Understand the Role of Each Strategy
Property development is about creating value through construction, renovation, rezoning, or repositioning. It is active, time-intensive, and carries higher risk — but also higher reward. Long-term investment, on the other hand, focuses on stable income and appreciation over time through rental yield and capital growth. The key is to use development as a value-creation engine and long-term holding as a wealth-building vehicle.
Develop with the End Goal in Mind
Successful investors plan every development project with long-term ownership in mind. This means choosing locations with strong fundamentals such as population growth, infrastructure investment, employment hubs, and lifestyle appeal. Design decisions should favor durability, low maintenance, energy efficiency, and tenant desirability — not just resale appeal.
By building assets that are attractive to tenants and resilient to market shifts, developers create properties that perform well long after construction is complete.

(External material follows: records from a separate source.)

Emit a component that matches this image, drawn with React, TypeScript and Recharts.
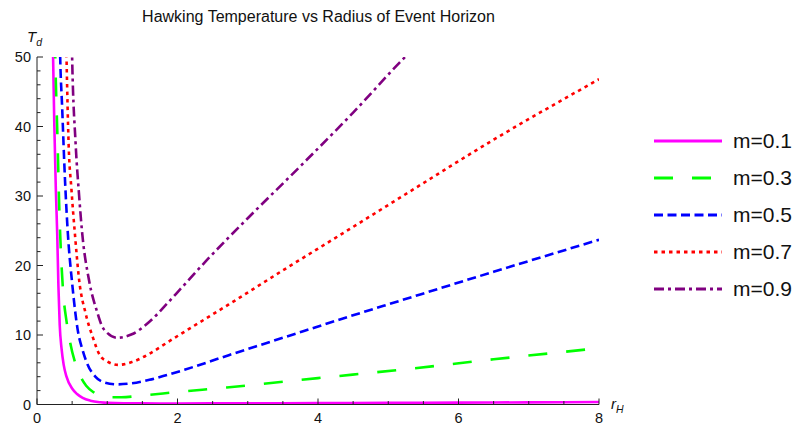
import React from 'react'
import { LineChart, Line, XAxis, YAxis, Legend } from 'recharts'

// values (r_H, T_d)
const m01R = [0.215, 0.229, 0.247, 0.268, 0.288, 0.305, 0.323, 0.35, 0.38, 0.42, 0.5, 0.57, 0.65, 0.76, 0.9, 1, 1.5, 2, 3, 4, 5, 6, 7, 8]
const m01T = [58, 50, 40, 31, 24.5, 17, 11.5, 8, 5.7, 4, 2.3, 1.5, 0.95, 0.55, 0.32, 0.24, 0.16, 0.15, 0.17, 0.2, 0.23, 0.27, 0.31, 0.35]

const m03R = [0.245, 0.26, 0.295, 0.315, 0.33, 0.37, 0.42, 0.47, 0.55, 0.62, 0.7, 0.8, 0.9, 1.05, 1.2, 1.5, 2, 2.7, 4, 5.36, 6.5, 8]
const m03T = [58, 50, 37, 29, 24.5, 16.5, 12, 9, 5.8, 4, 2.7, 1.8, 1.3, 1.05, 1.05, 1.3, 1.8, 2.45, 3.8, 5.2, 6.5, 8.1]

const m05R = [0.315, 0.33, 0.357, 0.4, 0.44, 0.5, 0.58, 0.65, 0.71, 0.83, 0.95, 1.14, 1.35, 1.6, 1.85, 2.1, 2.73, 3.5, 4.3, 5.19, 6.5, 8]
const m05T = [58, 50, 43, 32, 24.5, 17.5, 10.7, 7.8, 6, 4, 3.2, 2.9, 3.05, 3.55, 4.25, 5, 7.1, 9.6, 12.2, 15, 19.1, 23.7]

const m07R = [0.405, 0.42, 0.45, 0.49, 0.54, 0.6, 0.69, 0.79, 0.9, 1, 1.16, 1.35, 1.6, 1.85, 2.04, 2.73, 3.5, 4.3, 5.19, 6.5, 8]
const m07T = [58, 50, 37.5, 31, 24.5, 17.9, 13.2, 9.8, 7, 6.2, 5.7, 6.1, 7.3, 8.9, 10.1, 14.4, 19.3, 24.3, 29.9, 38.1, 46.8]

const m09R = [0.485, 0.5, 0.55, 0.6, 0.64, 0.74, 0.86, 0.92, 1, 1.14, 1.35, 1.6, 1.85, 2.04, 2.42, 3, 3.76, 4.5, 5.24, 5.32]
const m09T = [58, 50, 37.5, 30, 25, 17.9, 13.2, 11.4, 10.3, 9.6, 10.1, 11.9, 14.5, 16.6, 20.8, 26.8, 34.4, 42, 50, 50.8]

const seriesNames = ['m=0.1', 'm=0.3', 'm=0.5', 'm=0.7', 'm=0.9']

const xTicks = [0, 0.5, 1, 1.5, 2, 2.5, 3, 3.5, 4, 4.5, 5, 5.5, 6, 6.5, 7, 7.5, 8]
const yTicks = [0, 2, 4, 6, 8, 10, 12, 14, 16, 18, 20, 22, 24, 26, 28, 30, 32, 34, 36, 38, 40, 42, 44, 46, 48, 50]

const toPoints = (rs: number[], ts: number[]) => rs.map((r, i) => ({ r, t: ts[i] }))

const series = [
  { name: seriesNames[0], color: '#ff00ff', dash: undefined, data: toPoints(m01R, m01T) },
  { name: seriesNames[1], color: '#00ff00', dash: '19 19', data: toPoints(m03R, m03T) },
  { name: seriesNames[2], color: '#0000ff', dash: '9 4.5', data: toPoints(m05R, m05T) },
  { name: seriesNames[3], color: '#ff0000', dash: '3.5 4', data: toPoints(m07R, m07T) },
  { name: seriesNames[4], color: '#800080', dash: '10 4 3 4', data: toPoints(m09R, m09T) },
]

const font = '"Liberation Sans", Arial, sans-serif'
const axisColor = '#222'

const XTick = (props: any) => {
  const { x, y, payload } = props
  const major = payload.value % 2 === 0
  return (
    <g>
      <line x1={x} y1={y} x2={x} y2={y - (major ? 6 : 3.5)} stroke={axisColor} strokeWidth={1} />
      {major && (
        <text x={x} y={y + 18} textAnchor="middle" fontSize={14.5} fontFamily={font} fill="#111">
          {payload.value}
        </text>
      )}
    </g>
  )
}

const YTick = (props: any) => {
  const { x, y, payload } = props
  const major = payload.value % 10 === 0
  return (
    <g>
      <line x1={x} y1={y} x2={x + (major ? 6 : 3.5)} y2={y} stroke={axisColor} strokeWidth={1} />
      {major && (
        <text x={x - 6} y={y + 5} textAnchor="end" fontSize={14.5} fontFamily={font} fill="#111">
          {payload.value}
        </text>
      )}
    </g>
  )
}

const renderLegend = () => (
  <div style={{ fontFamily: font }}>
    {series.map(s => (
      <div key={s.name} style={{ height: 37, display: 'flex', alignItems: 'center' }}>
        <svg width={72} height={10} style={{ display: 'block' }}>
          <line x1={2} y1={5} x2={70} y2={5} stroke={s.color} strokeWidth={3} strokeDasharray={s.dash} />
        </svg>
        <span style={{ fontSize: 21, color: '#111', marginLeft: 9, lineHeight: '21px' }}>{s.name}</span>
      </div>
    ))}
  </div>
)

export default function App() {
  return (
    <div style={{ position: 'absolute', left: 0, top: 0, width: 797, height: 425, background: '#fff' }}>
      <div
        style={{
          position: 'absolute',
          left: 37,
          width: 563,
          top: 8,
          textAlign: 'center',
          fontFamily: font,
          fontSize: 16,
          color: '#111',
        }}
      >
        Hawking Temperature vs Radius of Event Horizon
      </div>
      <div style={{ position: 'absolute', left: 27, top: 28, fontFamily: font, fontStyle: 'italic', fontSize: 15, color: '#111' }}>
        T<sub style={{ fontSize: 10.5 }}>d</sub>
      </div>
      <div style={{ position: 'absolute', left: 611, top: 395, fontFamily: font, fontStyle: 'italic', fontSize: 15, color: '#111' }}>
        r<sub style={{ fontSize: 10.5 }}>H</sub>
      </div>
      <LineChart width={797} height={425} margin={{ top: 57, right: 198, left: 7, bottom: 0.5 }}>
        <XAxis
          type="number"
          dataKey="r"
          domain={[0, 8]}
          ticks={xTicks}
          interval={0}
          allowDataOverflow
          height={20}
          tickSize={0}
          tickMargin={0}
          tickLine={false}
          axisLine={{ stroke: axisColor }}
          tick={<XTick />}
        />
        <YAxis
          type="number"
          domain={[0, 50]}
          ticks={yTicks}
          interval={0}
          allowDataOverflow
          width={30}
          tickSize={0}
          tickMargin={0}
          tickLine={false}
          axisLine={{ stroke: axisColor }}
          tick={<YTick />}
        />
        <Legend
          layout="vertical"
          align="center"
          verticalAlign="middle"
          content={renderLegend}
          wrapperStyle={{ left: 652, top: 122, width: 145 }}
        />
        {series.map(s => (
          <Line
            key={s.name}
            name={s.name}
            data={s.data}
            dataKey="t"
            type="monotone"
            stroke={s.color}
            strokeWidth={2.6}
            strokeDasharray={s.dash}
            dot={false}
            activeDot={false}
            isAnimationActive={false}
          />
        ))}
      </LineChart>
    </div>
  )
}
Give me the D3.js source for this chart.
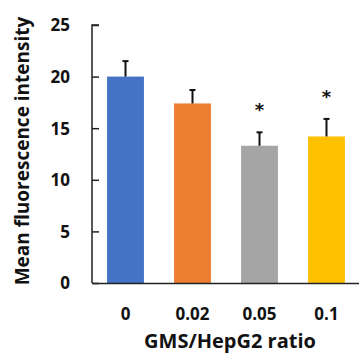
<!DOCTYPE html>
<html>
<head>
<meta charset="utf-8">
<script src="https://d3js.org/d3.v7.min.js"></script>
<style>
  body { margin: 0; background: #fff; font-family: 'Open Sans', sans-serif; }
  .axis text { font-family: 'Open Sans', sans-serif; font-weight: bold; font-size: 17px; fill: #111; }
  .title { font-weight: bold; fill: #111; }
</style>
</head>
<body>
<svg id="chart" width="359" height="353"></svg>
<script>
// data
const ratios = ["0", "0.02", "0.05", "0.1"];
const means = [20.0, 17.4, 13.3, 14.2];
const errors = [1.5, 1.3, 1.3, 1.7];
const significant = [false, false, true, true];
const colors = ["#4472C4", "#ED7D31", "#A5A5A5", "#FFC000"];
const yTicks = [0, 5, 10, 15, 20, 25];

const width = 359, height = 353;
const margin = { top: 25, right: 0, bottom: 70, left: 92 };

const svg = d3.select("#chart");

const x = d3.scaleBand()
  .domain(ratios)
  .range([margin.left, width - margin.right + 1])
  .paddingInner(0.45)
  .paddingOuter(0.225);

const y = d3.scaleLinear()
  .domain([0, 25])
  .range([283, margin.top]);

// bars
svg.selectAll(".bar")
  .data(ratios)
  .enter().append("rect")
  .attr("class", "bar")
  .attr("x", d => x(d))
  .attr("y", (d, i) => y(means[i]))
  .attr("width", x.bandwidth())
  .attr("height", (d, i) => y(0) - y(means[i]))
  .attr("fill", (d, i) => colors[i]);

// error bars (upper only)
const err = svg.append("g");
ratios.forEach((d, i) => {
  const cx = x(d) + x.bandwidth() / 2;
  err.append("line")
    .attr("x1", cx).attr("x2", cx)
    .attr("y1", y(means[i])).attr("y2", y(means[i] + errors[i]))
    .attr("stroke", "#111").attr("stroke-width", 2);
  err.append("line")
    .attr("x1", cx - 3).attr("x2", cx + 3)
    .attr("y1", y(means[i] + errors[i])).attr("y2", y(means[i] + errors[i]))
    .attr("stroke", "#111").attr("stroke-width", 2);
  if (significant[i]) {
    svg.append("text")
      .attr("x", cx)
      .attr("y", y(means[i] + errors[i]) - 16)
      .attr("text-anchor", "middle")
      .style("font-family", "'DejaVu Sans', sans-serif")
      .style("font-weight", "bold")
      .style("font-size", "18px")
      .attr("fill", "#111")
      .text("*");
  }
});

// y axis, ticks point inward
const yAxis = svg.append("g")
  .attr("class", "axis")
  .attr("transform", `translate(${margin.left},0)`)
  .call(d3.axisRight(y).tickValues(yTicks).tickSize(7).tickFormat(d3.format("d")));
yAxis.select(".domain").attr("stroke", "#222").attr("stroke-width", 1.5).attr("d", `M7,${y(25)}H0V${y(0)}`);
yAxis.selectAll(".tick line").attr("stroke", "#222").attr("stroke-width", 1.5);
yAxis.selectAll(".tick text")
  .attr("x", -22)
  .attr("text-anchor", "end")
  .attr("dy", "0.35em");

// x axis
const xAxis = svg.append("g")
  .attr("class", "axis")
  .attr("transform", `translate(0,${y(0)})`)
  .call(d3.axisBottom(x).tickSize(0));
xAxis.select(".domain").attr("stroke", "#222").attr("stroke-width", 1.5);
xAxis.selectAll(".tick text").attr("y", 31).attr("dy", "0.35em");

// axis titles
svg.append("text")
  .attr("class", "title")
  .attr("x", 230)
  .attr("y", 348)
  .attr("text-anchor", "middle")
  .style("font-size", "20px")
  .text("GMS/HepG2 ratio");

svg.append("text")
  .attr("class", "title")
  .attr("transform", `translate(22,${(y(0) + y(25)) / 2 - 3}) rotate(-90)`)
  .attr("dy", "0.35em")
  .attr("text-anchor", "middle")
  .style("font-size", "19px")
  .text("Mean fluorescence intensity");
</script>
</body>
</html>
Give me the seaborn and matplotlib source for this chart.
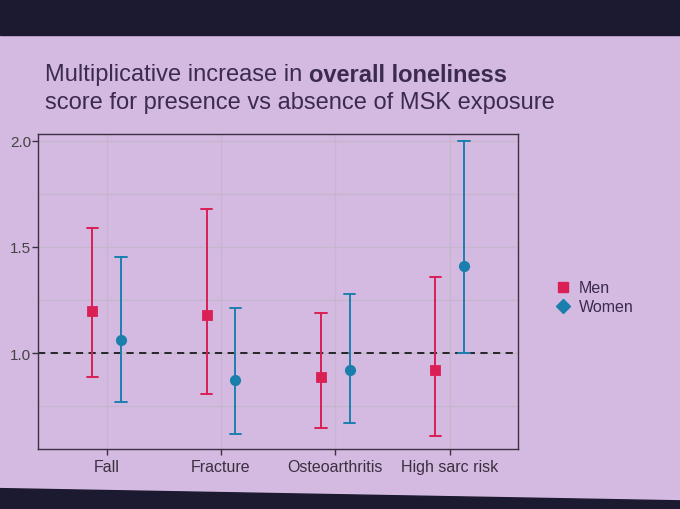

Structure Financing Strategically
Combining development and investment requires thoughtful financial planning. Development financing is usually short-term and higher-cost, while investment financing is long-term and lower-cost. Smart investors transition from construction loans to long-term mortgages once the project is stabilized and leased.
This refinancing approach allows capital to be recycled into new projects while retaining ownership of income-generating assets.
Focus on Cash Flow Stability
Long-term success depends on consistent cash flow. This means setting realistic rent expectations, minimizing vacancy through good property management, and controlling operating costs. Development profits should not be the sole driver of business sustainability — rental income should cover debt, expenses, and provide surplus for future growth.
Manage Risk Through Diversification and Timing
Not every project should be a development, and not every asset should be held forever. Market conditions, interest rates, and local demand should guide decisions on when to build, hold, sell, or refinance. Diversifying across property types and locations reduces exposure to localized downturns.
Build Systems and Partnerships
Combining these strategies requires strong systems and reliable partners — from architects and contractors to property managers and financial advisors. Delegation and expertise improve execution quality and reduce costly mistakes.
Conclusion
Successfully combining property development with long-term investment is about aligning short-term action with long-term vision. By developing high-quality assets, financing them wisely, and managing them professionally, investors can build a portfolio that delivers both immediate value and lasting wealth.